Traditional morality and limited government aren’t enemies. They’re friends.
I read Carney often. He’s one of the few hard-right pundits whose work I find intellectually stimulating and often worth engaging. But this is probably the first time I’ve ever actually agreed with the man. (Beyond generalities most of the human race can co-sign, like eating humans is bad or the Affordable Care Act is not how my ideal healthcare system would look.) Still, when you’re right, you’re right! And when it comes to the unsustainable nature of social liberalism and fiscal conservatism — as well as the harmonious potentiality of far-right views on issues fiscal and social, both — Carney is right.
Here’s the thing about social and fiscal conservatism: fundamentally, they’re both about dominance and control. In the face of private power run amok, the best of the fiscal conservatives are complacent. To the social liberation of countless women in the past 40 years, social conservatives are openly and uniformly hostile.

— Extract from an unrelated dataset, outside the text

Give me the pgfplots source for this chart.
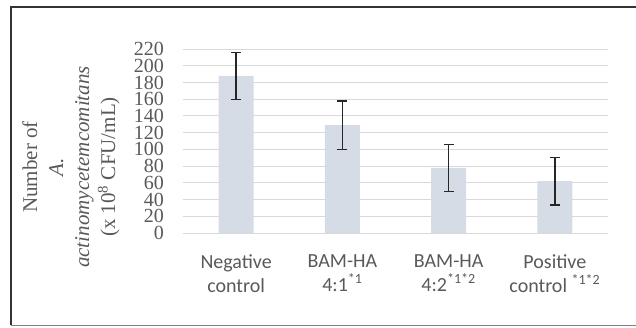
\documentclass[border=0pt]{standalone}
\usepackage{fontspec}
\setmainfont{Liberation Serif}
\newfontfamily\carlito{Carlito}
\usepackage{pgfplots}
\pgfplotsset{compat=1.18}
\definecolor{barfill}{HTML}{D6DCE5}
\definecolor{gridc}{HTML}{D9D9D9}
\definecolor{txt}{HTML}{595959}
\begin{document}
\begin{tikzpicture}
\begin{axis}[
  at={(0pt,0pt)}, anchor=south west,
  scale only axis, width=425pt, height=184pt,
  xmin=-0.5, xmax=3.5, ymin=0, ymax=220,
  ytick={0,20,...,220},
  xtick={0,1,2,3},
  xticklabels={{Negative\\control},{BAM-HA\\4:1\textsuperscript{*1}},{BAM-HA\\4:2\textsuperscript{*1*2}},{Positive\\control \textsuperscript{*1*2}}},
  axis line style={draw=none},
  major tick length=0pt,
  ymajorgrids, grid style={gridc, line width=1pt},
  /pgf/number format/assume math mode=true,
  yticklabel style={font=\fontsize{20}{20}\selectfont, text=txt, anchor=east, inner sep=0pt, xshift=-19pt},
  xticklabel style={font=\carlito\fontsize{20}{24}\selectfont, text=txt, align=center, anchor=north, inner sep=0pt, yshift=-21pt},
  ybar, bar width=35pt,
  clip=false,
]
\addplot[fill=barfill, draw=none,
  error bars/.cd, y dir=both, y explicit,
  error bar style={black!85, line width=1.3pt},
  error mark options={rotate=90, mark size=5pt, line width=1.3pt, black!85}]
  table[x=x, y=y, y error=e] {
x y e
0 188 28
1 129 29
2 78 28
3 62 28.5
};
\end{axis}
\node[rotate=90, align=center, text=txt, font=\fontsize{21}{26}\selectfont] at (-112pt,66pt)
  {Number of\\ \textit{A.}\\ \textit{actinomycetemcomitans}\\ (x 10\textsuperscript{8} CFU/mL)};
\draw[black!80, line width=2pt] (-172pt,-92pt) -- (-172pt,226pt) -- (460pt,226pt);
\draw[black!50, line width=1pt] (-172pt,-92pt) -- (460pt,-92pt);
\pgfresetboundingbox
\path[use as bounding box] (-183pt,-94pt) rectangle (453pt,233pt);
\end{tikzpicture}
\end{document}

This is not to say that conservatives individuals or organizations are authoritarians. Many—no, most are not. But they may hold fast to romantic, nostalgic, and finally false imaginings of what conservatism-in-practice entails. Or they may be suffering from overoptimism when it comes to the liberatory affect of the free market. Maybe they’re just wrong.
Regardless, in the end they’ll find themselves at a crossroads. There are two possible endings. You can end up ideologically muddled but humane, thoughtful, intellectually curious, and with sundry desirable characteristics. You can also end up like Jim and Tim; and how that makes you feel will probably tell you everything you need to know.